» **DATA LINES**:
----

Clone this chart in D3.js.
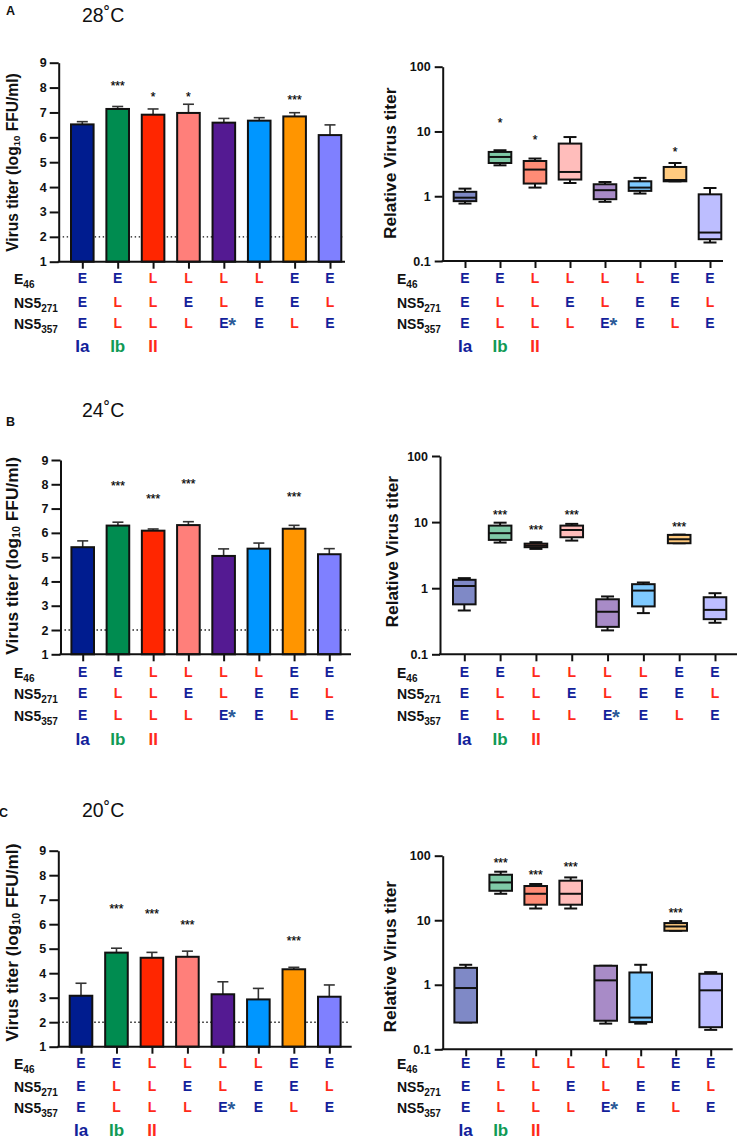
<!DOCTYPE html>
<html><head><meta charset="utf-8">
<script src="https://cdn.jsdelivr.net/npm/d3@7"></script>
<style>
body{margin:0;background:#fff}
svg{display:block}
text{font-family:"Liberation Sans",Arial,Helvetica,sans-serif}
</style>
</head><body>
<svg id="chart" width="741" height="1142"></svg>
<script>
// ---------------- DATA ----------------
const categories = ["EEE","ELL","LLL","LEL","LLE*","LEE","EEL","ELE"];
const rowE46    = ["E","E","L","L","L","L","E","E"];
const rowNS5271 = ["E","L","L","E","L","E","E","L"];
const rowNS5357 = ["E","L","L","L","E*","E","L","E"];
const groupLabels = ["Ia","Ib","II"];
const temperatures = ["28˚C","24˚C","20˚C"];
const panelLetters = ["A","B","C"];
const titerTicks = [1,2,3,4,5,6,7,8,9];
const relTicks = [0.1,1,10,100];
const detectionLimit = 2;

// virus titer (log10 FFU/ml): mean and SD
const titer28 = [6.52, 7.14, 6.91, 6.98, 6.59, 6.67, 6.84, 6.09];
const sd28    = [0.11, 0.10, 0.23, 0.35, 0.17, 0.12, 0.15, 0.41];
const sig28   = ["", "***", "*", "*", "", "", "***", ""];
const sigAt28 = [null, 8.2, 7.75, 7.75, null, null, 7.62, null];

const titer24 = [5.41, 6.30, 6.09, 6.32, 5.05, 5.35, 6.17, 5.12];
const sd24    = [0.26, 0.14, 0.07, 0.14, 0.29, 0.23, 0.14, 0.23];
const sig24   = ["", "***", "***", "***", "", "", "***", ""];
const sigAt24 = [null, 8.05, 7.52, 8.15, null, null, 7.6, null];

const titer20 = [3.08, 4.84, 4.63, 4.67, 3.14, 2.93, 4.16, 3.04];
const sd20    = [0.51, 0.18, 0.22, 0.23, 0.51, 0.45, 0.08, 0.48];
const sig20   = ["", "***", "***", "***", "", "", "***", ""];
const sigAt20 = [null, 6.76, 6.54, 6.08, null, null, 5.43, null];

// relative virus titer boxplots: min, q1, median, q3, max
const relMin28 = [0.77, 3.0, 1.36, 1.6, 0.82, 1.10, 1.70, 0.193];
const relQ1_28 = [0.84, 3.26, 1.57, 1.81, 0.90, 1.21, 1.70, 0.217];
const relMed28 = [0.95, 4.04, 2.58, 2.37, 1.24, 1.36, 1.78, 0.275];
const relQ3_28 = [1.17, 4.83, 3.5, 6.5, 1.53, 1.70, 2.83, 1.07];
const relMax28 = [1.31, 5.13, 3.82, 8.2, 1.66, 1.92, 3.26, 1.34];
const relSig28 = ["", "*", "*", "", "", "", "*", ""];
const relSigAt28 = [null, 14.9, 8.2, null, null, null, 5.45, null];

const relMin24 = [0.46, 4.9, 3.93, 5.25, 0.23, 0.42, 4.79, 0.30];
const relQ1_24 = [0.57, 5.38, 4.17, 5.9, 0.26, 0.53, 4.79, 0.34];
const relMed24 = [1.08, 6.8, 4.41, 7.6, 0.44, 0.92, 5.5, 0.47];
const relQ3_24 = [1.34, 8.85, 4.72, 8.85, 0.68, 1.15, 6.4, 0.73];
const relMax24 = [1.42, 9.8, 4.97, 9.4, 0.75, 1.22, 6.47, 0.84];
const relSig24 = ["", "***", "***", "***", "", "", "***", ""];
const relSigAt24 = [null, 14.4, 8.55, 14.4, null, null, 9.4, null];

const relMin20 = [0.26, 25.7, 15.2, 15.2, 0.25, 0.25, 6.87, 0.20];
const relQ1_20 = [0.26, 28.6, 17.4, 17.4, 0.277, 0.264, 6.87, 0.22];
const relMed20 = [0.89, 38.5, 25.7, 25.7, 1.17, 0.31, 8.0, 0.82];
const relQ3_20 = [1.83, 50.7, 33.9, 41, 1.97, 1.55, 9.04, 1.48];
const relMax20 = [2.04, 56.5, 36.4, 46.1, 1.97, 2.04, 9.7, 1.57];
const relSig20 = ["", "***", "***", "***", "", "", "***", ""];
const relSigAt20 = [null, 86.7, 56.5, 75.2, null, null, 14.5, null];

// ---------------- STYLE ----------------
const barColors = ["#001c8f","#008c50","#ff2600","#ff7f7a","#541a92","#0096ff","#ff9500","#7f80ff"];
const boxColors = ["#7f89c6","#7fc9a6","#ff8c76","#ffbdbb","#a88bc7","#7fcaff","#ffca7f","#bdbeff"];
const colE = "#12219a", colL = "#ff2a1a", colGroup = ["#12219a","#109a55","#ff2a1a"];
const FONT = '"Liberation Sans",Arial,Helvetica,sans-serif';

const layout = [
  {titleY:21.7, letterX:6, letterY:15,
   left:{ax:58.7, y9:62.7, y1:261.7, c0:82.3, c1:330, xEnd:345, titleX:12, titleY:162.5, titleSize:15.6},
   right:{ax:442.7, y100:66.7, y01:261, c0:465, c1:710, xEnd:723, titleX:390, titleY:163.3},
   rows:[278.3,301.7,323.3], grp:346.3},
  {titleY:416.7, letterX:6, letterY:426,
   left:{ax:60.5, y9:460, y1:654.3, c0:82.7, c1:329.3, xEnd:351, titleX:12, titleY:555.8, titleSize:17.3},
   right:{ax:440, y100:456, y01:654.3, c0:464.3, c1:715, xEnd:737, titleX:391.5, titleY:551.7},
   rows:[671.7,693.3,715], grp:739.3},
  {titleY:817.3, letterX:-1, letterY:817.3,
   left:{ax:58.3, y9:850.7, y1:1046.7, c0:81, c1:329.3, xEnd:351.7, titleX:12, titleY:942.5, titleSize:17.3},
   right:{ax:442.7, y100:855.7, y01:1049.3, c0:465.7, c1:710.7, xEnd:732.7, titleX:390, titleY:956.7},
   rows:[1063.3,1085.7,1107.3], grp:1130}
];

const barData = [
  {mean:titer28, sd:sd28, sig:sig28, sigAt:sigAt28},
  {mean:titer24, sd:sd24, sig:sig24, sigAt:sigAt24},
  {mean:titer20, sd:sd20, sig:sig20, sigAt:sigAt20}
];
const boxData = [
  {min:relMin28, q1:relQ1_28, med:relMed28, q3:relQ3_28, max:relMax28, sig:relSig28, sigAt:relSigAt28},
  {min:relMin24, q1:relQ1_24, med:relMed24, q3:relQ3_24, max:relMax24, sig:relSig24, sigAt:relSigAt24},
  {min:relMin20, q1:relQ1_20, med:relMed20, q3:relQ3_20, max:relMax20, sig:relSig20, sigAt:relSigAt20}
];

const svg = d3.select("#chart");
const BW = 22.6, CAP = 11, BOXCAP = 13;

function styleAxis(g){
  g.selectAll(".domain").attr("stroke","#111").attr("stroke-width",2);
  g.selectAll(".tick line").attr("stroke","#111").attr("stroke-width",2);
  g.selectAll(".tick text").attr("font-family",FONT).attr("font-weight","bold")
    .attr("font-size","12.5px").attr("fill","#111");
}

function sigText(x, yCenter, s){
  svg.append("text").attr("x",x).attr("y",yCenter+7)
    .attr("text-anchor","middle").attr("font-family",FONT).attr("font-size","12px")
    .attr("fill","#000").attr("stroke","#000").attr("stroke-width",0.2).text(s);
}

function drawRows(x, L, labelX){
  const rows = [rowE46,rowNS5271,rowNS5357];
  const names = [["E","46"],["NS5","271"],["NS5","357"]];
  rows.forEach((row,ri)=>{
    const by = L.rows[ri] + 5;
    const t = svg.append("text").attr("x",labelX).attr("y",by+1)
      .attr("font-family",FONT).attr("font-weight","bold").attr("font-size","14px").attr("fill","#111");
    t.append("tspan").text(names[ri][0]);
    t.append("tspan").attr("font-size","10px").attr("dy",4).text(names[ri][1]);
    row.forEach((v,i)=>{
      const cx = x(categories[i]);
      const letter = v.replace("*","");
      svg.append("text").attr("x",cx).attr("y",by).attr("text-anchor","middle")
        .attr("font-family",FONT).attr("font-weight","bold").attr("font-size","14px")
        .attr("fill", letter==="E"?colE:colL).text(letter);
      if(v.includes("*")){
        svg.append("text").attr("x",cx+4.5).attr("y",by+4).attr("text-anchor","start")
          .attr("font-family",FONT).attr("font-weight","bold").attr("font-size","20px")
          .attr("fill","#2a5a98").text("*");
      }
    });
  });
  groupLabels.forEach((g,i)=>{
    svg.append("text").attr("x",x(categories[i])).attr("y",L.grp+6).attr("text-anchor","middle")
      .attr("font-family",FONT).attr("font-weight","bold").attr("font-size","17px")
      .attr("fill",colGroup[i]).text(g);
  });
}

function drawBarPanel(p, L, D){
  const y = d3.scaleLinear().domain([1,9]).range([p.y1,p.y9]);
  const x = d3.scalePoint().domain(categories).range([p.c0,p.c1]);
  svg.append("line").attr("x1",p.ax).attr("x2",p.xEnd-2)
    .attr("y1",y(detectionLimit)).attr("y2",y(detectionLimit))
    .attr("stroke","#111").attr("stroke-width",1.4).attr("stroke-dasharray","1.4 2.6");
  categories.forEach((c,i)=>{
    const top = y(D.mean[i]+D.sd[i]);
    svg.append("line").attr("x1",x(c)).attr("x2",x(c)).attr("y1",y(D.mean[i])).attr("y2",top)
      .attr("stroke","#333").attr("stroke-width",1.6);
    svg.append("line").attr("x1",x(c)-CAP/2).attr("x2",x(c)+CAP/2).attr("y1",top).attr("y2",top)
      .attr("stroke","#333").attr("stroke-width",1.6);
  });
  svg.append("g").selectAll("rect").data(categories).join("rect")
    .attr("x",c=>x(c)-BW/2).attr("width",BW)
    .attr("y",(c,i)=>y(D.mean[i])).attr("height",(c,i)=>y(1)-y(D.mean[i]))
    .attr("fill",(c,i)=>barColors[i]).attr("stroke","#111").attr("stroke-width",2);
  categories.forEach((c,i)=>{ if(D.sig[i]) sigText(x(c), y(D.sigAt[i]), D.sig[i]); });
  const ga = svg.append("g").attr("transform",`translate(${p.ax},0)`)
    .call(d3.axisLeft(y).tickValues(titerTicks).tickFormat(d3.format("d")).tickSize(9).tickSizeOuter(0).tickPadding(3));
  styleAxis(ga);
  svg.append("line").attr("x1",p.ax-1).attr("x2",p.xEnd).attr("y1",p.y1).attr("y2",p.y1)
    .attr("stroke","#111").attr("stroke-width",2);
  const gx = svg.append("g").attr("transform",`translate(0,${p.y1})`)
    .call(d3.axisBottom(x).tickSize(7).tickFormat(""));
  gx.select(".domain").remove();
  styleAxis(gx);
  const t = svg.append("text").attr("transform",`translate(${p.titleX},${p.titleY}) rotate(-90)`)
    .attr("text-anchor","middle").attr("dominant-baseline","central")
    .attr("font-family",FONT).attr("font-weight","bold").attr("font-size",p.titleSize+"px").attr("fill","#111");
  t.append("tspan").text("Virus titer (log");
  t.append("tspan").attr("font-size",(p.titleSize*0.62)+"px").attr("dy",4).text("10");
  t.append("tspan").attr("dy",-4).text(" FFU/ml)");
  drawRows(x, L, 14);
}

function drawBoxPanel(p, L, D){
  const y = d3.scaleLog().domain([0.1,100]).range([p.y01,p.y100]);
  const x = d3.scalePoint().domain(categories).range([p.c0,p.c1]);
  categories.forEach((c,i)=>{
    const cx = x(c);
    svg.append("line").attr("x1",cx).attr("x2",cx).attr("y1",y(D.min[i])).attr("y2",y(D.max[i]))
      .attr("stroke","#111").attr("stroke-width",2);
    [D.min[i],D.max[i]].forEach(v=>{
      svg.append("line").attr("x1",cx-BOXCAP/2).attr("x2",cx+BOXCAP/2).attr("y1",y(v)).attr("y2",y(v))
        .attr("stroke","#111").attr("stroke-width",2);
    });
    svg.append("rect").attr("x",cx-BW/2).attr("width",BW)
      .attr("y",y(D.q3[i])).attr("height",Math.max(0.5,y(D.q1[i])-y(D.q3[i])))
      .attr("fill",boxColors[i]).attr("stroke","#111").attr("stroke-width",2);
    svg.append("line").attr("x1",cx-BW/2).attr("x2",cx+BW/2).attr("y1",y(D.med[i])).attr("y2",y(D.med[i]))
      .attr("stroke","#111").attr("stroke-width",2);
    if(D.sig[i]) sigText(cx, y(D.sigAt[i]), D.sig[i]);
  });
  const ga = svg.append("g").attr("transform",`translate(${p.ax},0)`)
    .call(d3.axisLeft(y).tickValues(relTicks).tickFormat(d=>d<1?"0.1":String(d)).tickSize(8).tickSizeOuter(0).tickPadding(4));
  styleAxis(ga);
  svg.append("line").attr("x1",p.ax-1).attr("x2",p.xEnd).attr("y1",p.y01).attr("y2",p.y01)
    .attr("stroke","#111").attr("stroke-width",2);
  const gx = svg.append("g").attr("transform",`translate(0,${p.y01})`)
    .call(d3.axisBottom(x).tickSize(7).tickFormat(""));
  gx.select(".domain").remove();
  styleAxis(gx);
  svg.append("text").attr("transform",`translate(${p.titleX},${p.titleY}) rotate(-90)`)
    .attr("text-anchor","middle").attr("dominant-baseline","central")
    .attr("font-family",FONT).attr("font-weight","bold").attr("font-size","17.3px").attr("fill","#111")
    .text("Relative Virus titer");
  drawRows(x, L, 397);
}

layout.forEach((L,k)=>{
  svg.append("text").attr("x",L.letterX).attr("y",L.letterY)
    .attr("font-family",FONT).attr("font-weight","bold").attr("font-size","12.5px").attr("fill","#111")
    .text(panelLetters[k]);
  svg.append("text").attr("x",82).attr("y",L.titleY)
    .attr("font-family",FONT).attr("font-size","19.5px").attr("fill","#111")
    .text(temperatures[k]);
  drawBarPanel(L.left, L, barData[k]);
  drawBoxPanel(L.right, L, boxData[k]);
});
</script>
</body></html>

----

» **AIM OF THE EXERCISE**: Repeat only what lies between the start of the data and the end of the line containing "null, 5.45, null];", exactly, with pictures left out.

» **SOLUTION FOR THIS EXERCISE**:
Clone this chart in D3.js.
<!DOCTYPE html>
<html><head><meta charset="utf-8">
<script src="https://cdn.jsdelivr.net/npm/d3@7"></script>
<style>
body{margin:0;background:#fff}
svg{display:block}
text{font-family:"Liberation Sans",Arial,Helvetica,sans-serif}
</style>
</head><body>
<svg id="chart" width="741" height="1142"></svg>
<script>
// ---------------- DATA ----------------
const categories = ["EEE","ELL","LLL","LEL","LLE*","LEE","EEL","ELE"];
const rowE46    = ["E","E","L","L","L","L","E","E"];
const rowNS5271 = ["E","L","L","E","L","E","E","L"];
const rowNS5357 = ["E","L","L","L","E*","E","L","E"];
const groupLabels = ["Ia","Ib","II"];
const temperatures = ["28˚C","24˚C","20˚C"];
const panelLetters = ["A","B","C"];
const titerTicks = [1,2,3,4,5,6,7,8,9];
const relTicks = [0.1,1,10,100];
const detectionLimit = 2;

// virus titer (log10 FFU/ml): mean and SD
const titer28 = [6.52, 7.14, 6.91, 6.98, 6.59, 6.67, 6.84, 6.09];
const sd28    = [0.11, 0.10, 0.23, 0.35, 0.17, 0.12, 0.15, 0.41];
const sig28   = ["", "***", "*", "*", "", "", "***", ""];
const sigAt28 = [null, 8.2, 7.75, 7.75, null, null, 7.62, null];

const titer24 = [5.41, 6.30, 6.09, 6.32, 5.05, 5.35, 6.17, 5.12];
const sd24    = [0.26, 0.14, 0.07, 0.14, 0.29, 0.23, 0.14, 0.23];
const sig24   = ["", "***", "***", "***", "", "", "***", ""];
const sigAt24 = [null, 8.05, 7.52, 8.15, null, null, 7.6, null];

const titer20 = [3.08, 4.84, 4.63, 4.67, 3.14, 2.93, 4.16, 3.04];
const sd20    = [0.51, 0.18, 0.22, 0.23, 0.51, 0.45, 0.08, 0.48];
const sig20   = ["", "***", "***", "***", "", "", "***", ""];
const sigAt20 = [null, 6.76, 6.54, 6.08, null, null, 5.43, null];

// relative virus titer boxplots: min, q1, median, q3, max
const relMin28 = [0.77, 3.0, 1.36, 1.6, 0.82, 1.10, 1.70, 0.193];
const relQ1_28 = [0.84, 3.26, 1.57, 1.81, 0.90, 1.21, 1.70, 0.217];
const relMed28 = [0.95, 4.04, 2.58, 2.37, 1.24, 1.36, 1.78, 0.275];
const relQ3_28 = [1.17, 4.83, 3.5, 6.5, 1.53, 1.70, 2.83, 1.07];
const relMax28 = [1.31, 5.13, 3.82, 8.2, 1.66, 1.92, 3.26, 1.34];
const relSig28 = ["", "*", "*", "", "", "", "*", ""];
const relSigAt28 = [null, 14.9, 8.2, null, null, null, 5.45, null];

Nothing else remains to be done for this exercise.